Ipotesi di calcolo delle prestazioni Enpam: alcuni dubbi da sciogliere

Sono molti i medici di famiglia che accedono al servizio busta arancione , per avere un’idea dell’importo della loro futura pensione.

lunedì 11 settembre 2017

Doctorsite

Oltre ai medici di famiglia che accedono al servizio busta arancione, sono numerosi anche i sanitari, magari con posizioni dubbie o difficili, che decidono di rivolgersi direttamente all’Ufficio Ipotesi del Servizio Prestazioni perché il conteggio venga effettuato dai competenti funzionari dell’ente.

Di qui si originano alcuni dubbi che vale la pena di sciogliere. Ad esempio, uno dei punti essenziali della proiezione della pensione dei medici di famiglia è l’inserimento del reddito futuro. Può accadere che, guardando la nota di risposta degli Uffici Enpam, il medico si meravigli di trovare un reddito presunto sensibilmente superiore rispetto a quello dichiarato come reddito imponibile nella Certificazione Unica della Asl. Ebbene, occorre tenere conto del fatto che dall’imponibile dichiarato dalla Asl vengono dedotti i contributi a carico del medico, che dopo la riforma Fornero sono piuttosto elevati (per il 2017 per i medici di famiglia sono pari all’8,625% del reddito professionale). Come facilmente intuibile, invece, a termini di Regolamento la Fondazione ricostruisce i compensi utili ai fini del calcolo (e delle eventuali proiezioni successive) sulla base dell’intera contribuzione in ciascun anno versata e delle aliquote pro tempore vigenti. Questo reddito viene poi leggermente limato dagli Uffici a fini prudenziali, perché l’interessato non vada incontro a delusioni, in caso di future riduzioni di compenso legate a diversi fattori (malattia, diminuzione del numero dei mutuati, eventi legati al contratto nazionale o territoriale).

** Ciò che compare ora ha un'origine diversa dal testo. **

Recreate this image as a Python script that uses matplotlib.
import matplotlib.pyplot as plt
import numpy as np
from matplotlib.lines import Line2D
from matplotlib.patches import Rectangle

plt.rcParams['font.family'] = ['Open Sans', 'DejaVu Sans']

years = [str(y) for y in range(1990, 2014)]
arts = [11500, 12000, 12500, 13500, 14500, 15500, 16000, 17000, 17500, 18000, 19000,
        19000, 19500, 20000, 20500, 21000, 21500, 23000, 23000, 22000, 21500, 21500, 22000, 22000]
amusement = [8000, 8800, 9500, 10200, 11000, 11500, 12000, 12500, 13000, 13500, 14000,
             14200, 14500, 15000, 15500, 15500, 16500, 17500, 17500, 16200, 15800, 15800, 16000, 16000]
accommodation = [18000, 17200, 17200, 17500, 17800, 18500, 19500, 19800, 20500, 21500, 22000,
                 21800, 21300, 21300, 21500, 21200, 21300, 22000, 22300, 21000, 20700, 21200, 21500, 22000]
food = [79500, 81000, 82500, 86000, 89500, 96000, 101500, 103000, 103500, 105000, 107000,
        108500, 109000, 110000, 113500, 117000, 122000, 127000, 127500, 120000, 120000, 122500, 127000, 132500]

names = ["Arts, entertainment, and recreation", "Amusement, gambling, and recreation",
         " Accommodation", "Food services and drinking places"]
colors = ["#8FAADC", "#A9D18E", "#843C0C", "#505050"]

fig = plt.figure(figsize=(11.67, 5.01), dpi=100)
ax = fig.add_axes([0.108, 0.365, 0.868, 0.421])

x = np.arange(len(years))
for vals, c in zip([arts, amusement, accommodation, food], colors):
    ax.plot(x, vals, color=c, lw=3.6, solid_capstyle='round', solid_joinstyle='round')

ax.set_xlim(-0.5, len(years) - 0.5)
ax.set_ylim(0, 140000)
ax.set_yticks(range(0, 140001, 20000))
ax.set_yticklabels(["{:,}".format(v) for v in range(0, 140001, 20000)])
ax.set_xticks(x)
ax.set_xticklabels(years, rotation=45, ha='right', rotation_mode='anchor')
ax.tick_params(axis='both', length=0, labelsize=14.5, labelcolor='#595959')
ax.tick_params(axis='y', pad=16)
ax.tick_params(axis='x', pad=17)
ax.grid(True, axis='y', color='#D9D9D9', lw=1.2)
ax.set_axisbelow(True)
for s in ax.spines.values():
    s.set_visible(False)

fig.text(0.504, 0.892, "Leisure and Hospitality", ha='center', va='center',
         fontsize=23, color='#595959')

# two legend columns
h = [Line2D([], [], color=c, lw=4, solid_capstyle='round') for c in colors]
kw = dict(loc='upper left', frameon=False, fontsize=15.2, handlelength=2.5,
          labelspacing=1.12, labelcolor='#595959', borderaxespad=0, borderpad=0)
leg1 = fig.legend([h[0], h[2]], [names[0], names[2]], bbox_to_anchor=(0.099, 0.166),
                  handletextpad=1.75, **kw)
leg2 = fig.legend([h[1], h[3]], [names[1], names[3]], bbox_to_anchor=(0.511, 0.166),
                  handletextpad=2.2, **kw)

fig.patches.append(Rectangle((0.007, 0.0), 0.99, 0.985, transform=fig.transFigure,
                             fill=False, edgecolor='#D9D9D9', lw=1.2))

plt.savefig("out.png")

Altro motivo di discussione è legato all’importo della possibile capitalizzazione della pensione: com’è noto, infatti, all’atto del pensionamento il medico di famiglia può optare per la trasformazione del 15% della pensione in una indennità in capitale. Sino al 2012 si poteva in buona sostanza stare certi che l’importo dell’indennità conseguibile fosse sempre in crescita con l’aumentare dell’età di pensionamento, ora invece non è sempre vero, e specie fra i 68 ed i 70 anni si assiste quasi sempre ad un lieve decremento. Perché?

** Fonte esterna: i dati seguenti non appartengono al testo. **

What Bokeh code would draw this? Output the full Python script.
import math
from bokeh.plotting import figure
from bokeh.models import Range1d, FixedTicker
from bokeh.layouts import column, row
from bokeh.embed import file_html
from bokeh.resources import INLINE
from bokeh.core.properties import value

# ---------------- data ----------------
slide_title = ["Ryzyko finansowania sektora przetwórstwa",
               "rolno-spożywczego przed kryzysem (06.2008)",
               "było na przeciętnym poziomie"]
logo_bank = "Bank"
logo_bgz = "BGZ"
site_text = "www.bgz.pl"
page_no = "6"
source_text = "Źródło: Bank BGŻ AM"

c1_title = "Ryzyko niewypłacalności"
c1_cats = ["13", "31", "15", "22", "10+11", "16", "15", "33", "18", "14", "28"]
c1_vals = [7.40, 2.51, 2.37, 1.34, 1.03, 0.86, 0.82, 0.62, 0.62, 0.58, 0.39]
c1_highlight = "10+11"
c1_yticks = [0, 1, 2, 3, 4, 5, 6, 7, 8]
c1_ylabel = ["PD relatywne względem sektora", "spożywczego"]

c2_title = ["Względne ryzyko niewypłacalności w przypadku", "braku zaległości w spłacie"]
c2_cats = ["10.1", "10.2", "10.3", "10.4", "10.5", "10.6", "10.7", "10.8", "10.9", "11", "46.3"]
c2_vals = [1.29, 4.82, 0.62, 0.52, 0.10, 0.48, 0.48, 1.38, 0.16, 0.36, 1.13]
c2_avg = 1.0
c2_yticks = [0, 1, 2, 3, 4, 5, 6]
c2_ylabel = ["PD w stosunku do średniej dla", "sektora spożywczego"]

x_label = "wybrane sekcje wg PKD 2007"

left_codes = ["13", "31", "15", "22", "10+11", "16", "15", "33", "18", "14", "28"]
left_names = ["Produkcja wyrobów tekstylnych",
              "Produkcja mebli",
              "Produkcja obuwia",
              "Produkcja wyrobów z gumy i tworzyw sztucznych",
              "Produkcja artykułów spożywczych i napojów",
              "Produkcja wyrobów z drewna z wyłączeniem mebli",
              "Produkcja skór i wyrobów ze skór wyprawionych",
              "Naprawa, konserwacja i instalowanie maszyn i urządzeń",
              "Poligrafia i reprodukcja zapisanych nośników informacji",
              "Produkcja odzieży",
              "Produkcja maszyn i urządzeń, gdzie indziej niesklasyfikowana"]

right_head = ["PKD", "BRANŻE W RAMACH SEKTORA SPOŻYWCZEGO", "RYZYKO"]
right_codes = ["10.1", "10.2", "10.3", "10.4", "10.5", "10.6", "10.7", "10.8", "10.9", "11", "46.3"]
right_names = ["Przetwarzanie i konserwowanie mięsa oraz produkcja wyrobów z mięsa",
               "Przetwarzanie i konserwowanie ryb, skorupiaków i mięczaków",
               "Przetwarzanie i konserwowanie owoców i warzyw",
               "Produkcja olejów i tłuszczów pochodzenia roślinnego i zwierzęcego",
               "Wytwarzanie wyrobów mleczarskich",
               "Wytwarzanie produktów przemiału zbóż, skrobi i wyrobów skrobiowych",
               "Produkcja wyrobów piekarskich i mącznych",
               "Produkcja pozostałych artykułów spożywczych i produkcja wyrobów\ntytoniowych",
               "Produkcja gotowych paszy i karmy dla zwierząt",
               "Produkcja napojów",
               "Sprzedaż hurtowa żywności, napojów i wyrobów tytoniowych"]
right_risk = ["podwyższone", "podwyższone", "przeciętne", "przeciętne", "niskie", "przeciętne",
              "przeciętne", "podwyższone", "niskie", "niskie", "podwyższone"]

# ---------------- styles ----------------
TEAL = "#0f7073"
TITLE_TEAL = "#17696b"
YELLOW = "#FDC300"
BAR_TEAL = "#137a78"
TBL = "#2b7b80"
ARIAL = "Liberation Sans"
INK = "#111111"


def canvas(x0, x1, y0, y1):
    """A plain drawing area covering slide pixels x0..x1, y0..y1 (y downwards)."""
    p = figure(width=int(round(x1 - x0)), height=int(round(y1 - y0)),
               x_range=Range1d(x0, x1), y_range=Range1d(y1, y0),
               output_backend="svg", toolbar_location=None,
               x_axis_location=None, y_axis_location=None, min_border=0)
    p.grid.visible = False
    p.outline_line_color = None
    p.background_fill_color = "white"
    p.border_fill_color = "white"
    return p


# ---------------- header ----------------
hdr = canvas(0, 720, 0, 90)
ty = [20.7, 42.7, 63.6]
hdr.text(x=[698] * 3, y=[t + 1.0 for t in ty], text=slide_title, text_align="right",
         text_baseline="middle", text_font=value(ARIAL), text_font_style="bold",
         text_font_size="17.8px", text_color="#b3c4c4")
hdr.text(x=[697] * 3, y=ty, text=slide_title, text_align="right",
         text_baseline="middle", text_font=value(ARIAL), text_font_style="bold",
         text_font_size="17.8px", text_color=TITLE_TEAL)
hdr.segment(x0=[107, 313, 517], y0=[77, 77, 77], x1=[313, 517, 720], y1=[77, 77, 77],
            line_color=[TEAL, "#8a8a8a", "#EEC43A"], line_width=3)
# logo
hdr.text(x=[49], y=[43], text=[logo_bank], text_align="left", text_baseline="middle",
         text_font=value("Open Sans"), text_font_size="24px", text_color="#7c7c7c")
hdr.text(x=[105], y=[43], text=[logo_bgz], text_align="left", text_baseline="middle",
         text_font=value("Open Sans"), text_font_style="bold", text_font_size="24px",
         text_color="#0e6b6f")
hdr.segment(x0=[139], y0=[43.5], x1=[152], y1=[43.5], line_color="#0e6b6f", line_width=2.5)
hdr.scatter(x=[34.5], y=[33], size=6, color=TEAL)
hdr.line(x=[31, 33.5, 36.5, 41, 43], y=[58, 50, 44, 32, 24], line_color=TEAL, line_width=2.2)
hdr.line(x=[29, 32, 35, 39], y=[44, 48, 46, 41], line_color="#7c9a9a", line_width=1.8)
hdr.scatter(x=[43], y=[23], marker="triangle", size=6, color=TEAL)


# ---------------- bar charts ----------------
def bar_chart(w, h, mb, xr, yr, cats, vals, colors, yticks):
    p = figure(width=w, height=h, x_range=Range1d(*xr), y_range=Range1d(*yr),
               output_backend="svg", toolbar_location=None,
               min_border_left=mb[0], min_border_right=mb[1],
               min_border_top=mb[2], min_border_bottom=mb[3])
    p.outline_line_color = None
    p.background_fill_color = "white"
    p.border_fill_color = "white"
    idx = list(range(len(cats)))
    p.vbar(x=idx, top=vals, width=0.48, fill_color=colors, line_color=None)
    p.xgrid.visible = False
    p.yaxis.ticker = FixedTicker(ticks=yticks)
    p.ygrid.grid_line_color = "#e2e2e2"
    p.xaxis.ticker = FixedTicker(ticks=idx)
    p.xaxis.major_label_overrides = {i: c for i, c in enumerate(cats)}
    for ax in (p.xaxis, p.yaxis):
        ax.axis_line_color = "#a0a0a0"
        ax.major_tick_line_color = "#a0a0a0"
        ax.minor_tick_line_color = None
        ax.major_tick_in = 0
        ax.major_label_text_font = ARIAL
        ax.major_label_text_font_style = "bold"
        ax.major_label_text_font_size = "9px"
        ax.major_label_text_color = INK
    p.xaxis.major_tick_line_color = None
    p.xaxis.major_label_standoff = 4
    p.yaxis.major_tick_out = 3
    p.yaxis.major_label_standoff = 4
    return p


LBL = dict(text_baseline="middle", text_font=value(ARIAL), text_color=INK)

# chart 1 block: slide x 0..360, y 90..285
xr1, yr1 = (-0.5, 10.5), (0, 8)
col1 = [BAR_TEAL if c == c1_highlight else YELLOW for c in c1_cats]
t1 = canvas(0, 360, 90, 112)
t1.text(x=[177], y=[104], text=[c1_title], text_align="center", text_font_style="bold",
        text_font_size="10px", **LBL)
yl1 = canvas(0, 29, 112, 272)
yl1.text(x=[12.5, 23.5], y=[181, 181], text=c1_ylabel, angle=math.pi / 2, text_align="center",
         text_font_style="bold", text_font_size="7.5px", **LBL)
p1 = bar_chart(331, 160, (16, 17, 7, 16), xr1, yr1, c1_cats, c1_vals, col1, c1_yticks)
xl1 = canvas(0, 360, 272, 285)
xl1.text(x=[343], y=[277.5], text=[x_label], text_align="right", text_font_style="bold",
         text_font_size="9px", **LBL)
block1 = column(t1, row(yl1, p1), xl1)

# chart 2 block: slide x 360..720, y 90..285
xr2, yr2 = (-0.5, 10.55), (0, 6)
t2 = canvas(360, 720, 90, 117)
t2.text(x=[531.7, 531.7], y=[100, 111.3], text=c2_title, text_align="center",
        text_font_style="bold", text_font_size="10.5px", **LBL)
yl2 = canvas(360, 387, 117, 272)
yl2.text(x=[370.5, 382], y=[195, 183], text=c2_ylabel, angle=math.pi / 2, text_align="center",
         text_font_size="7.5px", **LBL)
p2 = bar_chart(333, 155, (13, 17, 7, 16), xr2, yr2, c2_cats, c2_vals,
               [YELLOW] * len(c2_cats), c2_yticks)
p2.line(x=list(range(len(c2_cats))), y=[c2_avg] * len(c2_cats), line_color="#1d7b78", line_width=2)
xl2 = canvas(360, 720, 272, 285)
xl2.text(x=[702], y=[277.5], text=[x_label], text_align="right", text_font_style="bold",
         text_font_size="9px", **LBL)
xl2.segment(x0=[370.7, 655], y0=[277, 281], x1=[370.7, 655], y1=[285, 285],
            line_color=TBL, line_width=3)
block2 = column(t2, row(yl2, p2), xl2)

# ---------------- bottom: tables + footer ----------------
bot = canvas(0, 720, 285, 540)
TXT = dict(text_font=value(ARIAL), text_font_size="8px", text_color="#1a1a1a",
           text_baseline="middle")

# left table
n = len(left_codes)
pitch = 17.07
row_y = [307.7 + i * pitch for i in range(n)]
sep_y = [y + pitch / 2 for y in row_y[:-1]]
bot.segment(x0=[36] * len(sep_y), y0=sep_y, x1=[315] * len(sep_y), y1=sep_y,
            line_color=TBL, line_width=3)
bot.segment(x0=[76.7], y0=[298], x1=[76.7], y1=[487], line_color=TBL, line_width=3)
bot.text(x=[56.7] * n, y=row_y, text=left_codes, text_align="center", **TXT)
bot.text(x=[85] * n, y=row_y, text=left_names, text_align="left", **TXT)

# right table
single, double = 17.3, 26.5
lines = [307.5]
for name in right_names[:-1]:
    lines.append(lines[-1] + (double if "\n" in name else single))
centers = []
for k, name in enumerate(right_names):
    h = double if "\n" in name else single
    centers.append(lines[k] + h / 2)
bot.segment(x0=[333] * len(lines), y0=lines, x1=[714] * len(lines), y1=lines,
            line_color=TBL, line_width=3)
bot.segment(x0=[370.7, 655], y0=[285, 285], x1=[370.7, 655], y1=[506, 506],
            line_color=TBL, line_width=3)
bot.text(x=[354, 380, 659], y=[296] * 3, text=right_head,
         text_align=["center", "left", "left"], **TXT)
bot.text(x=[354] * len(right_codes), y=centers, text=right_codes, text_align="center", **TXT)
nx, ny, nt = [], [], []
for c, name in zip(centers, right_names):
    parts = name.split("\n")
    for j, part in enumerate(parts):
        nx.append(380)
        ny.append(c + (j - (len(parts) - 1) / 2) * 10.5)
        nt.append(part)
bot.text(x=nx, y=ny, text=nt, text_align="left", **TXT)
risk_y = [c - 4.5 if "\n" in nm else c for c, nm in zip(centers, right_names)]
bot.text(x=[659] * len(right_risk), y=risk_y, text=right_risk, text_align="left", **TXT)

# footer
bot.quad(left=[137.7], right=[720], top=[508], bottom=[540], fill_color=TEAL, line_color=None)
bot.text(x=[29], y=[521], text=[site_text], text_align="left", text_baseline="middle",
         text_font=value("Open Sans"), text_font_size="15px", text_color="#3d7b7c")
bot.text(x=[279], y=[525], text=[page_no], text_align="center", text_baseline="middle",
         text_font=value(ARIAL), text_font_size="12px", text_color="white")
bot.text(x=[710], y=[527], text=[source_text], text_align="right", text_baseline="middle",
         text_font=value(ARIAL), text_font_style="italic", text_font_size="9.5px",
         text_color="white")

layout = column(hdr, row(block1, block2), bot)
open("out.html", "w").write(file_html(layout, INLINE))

Occorre ricordare che il calcolo della capitalizzazione della pensione maturata è fondato su due fattori: da un lato l’importo della pensione, dall’altro il coefficiente di capitalizzazione attuariale. Se il primo fattore tende a crescere con l’aumento dell’età, il secondo invece allo stesso tempo diminuisce, dovendo tenere attuarialmente conto della riduzione della media degli anni di futuro godimento della quota di pensione capitalizzata.

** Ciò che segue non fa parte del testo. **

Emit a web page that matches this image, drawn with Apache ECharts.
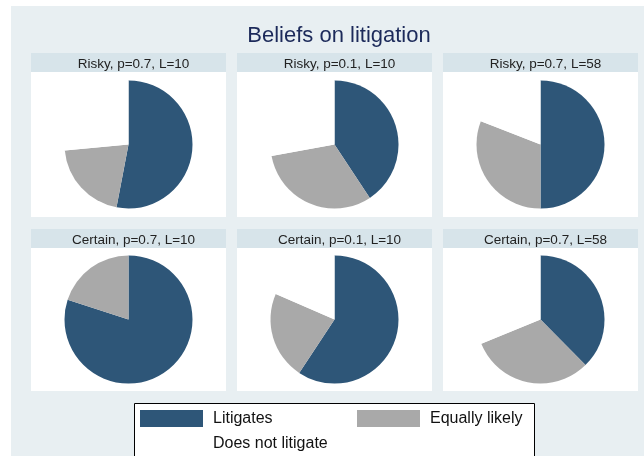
<!DOCTYPE html>
<html>
<head>
<meta charset="utf-8">
<script src="https://cdn.jsdelivr.net/npm/echarts@6/dist/echarts.min.js"></script>
<style>
  html, body { margin: 0; padding: 0; background: #fff; }
  #main { width: 644px; height: 456px; }
</style>
</head>
<body>
<div id="main"></div>
<script>
var myChart = echarts.init(document.getElementById('main'));

// data (percent of respondents)
var panels = ['Risky, p=0.7, L=10', 'Risky, p=0.1, L=10', 'Risky, p=0.7, L=58',
              'Certain, p=0.7, L=10', 'Certain, p=0.1, L=10', 'Certain, p=0.7, L=58'];
var categories = ['Litigates', 'Equally likely', 'Does not litigate'];
var litigates = [53.0, 40.7, 50.0, 80.0, 59.3, 37.6];
var equallyLikely = [20.5, 31.4, 30.9, 20.0, 22.2, 31.2];
var doesNot = [26.5, 27.9, 19.1, 0, 18.5, 31.2];

var colX = [31, 237, 443];
var panelW = 195;
var rowY = [53, 229];
var headH = 19;
var bodyH = [145, 143];

var graphics = [
    { type: 'rect', shape: { x: 11, y: 6, width: 640, height: 460 }, style: { fill: '#e8eff2' }, z: -10 },
    // legend frame
    { type: 'rect', shape: { x: 134.5, y: 403.5, width: 400, height: 70 }, style: { fill: '#fff', stroke: '#000', lineWidth: 1 }, z: -5 }
];
var titles = [{
    text: 'Beliefs on litigation',
    left: 334, top: 20, textAlign: 'center',
    textStyle: { fontFamily: 'Liberation Sans', fontSize: 22, fontWeight: 'normal', color: '#1c2a5a' }
}];
var series = [];

for (var i = 0; i < 6; i++) {
    var r = Math.floor(i / 3), c = i % 3;
    var x = colX[c], y = rowY[r];
    graphics.push({ type: 'rect', shape: { x: x, y: y, width: panelW, height: headH }, style: { fill: '#d7e4ea' }, z: -5 });
    graphics.push({ type: 'rect', shape: { x: x, y: y + headH, width: panelW, height: bodyH[r] }, style: { fill: '#ffffff' }, z: -5 });
    titles.push({
        text: panels[i],
        left: x + panelW / 2, top: y - 1, textAlign: 'center',
        textStyle: { fontFamily: 'Liberation Sans', fontSize: 13.5, fontWeight: 'normal', color: '#222' }
    });
    series.push({
        type: 'pie',
        center: [x + panelW / 2, y + headH + bodyH[r] / 2],
        radius: 64,
        startAngle: 90,
        clockwise: true,
        silent: true,
        label: { show: false },
        labelLine: { show: false },
        itemStyle: { borderWidth: 0 },
        data: [
            { name: categories[0], value: litigates[i] },
            { name: categories[1], value: equallyLikely[i] },
            { name: categories[2], value: doesNot[i] }
        ]
    });
}

var legendBase = {
    orient: 'vertical',
    top: 410,
    padding: 0,
    itemWidth: 63,
    itemHeight: 17,
    itemGap: 8,
    icon: 'rect',
    selectedMode: false,
    textStyle: { fontFamily: 'Liberation Sans', fontSize: 16, color: '#111', padding: [0, 0, 0, 5] }
};

var option = {
    animation: false,
    color: ['#2e5678', '#a9a9a9', '#ffffff'],
    title: titles,
    graphic: graphics,
    legend: [
        Object.assign({}, legendBase, { left: 140, data: [categories[0], categories[2]] }),
        Object.assign({}, legendBase, { left: 357, data: [categories[1]] })
    ],
    series: series
};

myChart.setOption(option);
</script>
</body>
</html>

Dal momento che, dopo la riforma del 2013, il peso dei coefficienti di penalizzazione sull’intera pensione anticipata è divenuto superiore rispetto a quello delle maggiorazioni sui soli due anni (da 68 a 70) di possibile posticipazione del pensionamento, accade oggi con una certa frequenza che, specie su posizioni non particolarmente importanti, la riduzione del coefficiente di capitalizzazione non sia compensata dall’aumento della pensione maturata, e porti appunto, all’età di 70 anni, ad una lieve riduzione dell’indennità conseguibile, rispetto a quella calcolata al 68° anno di età.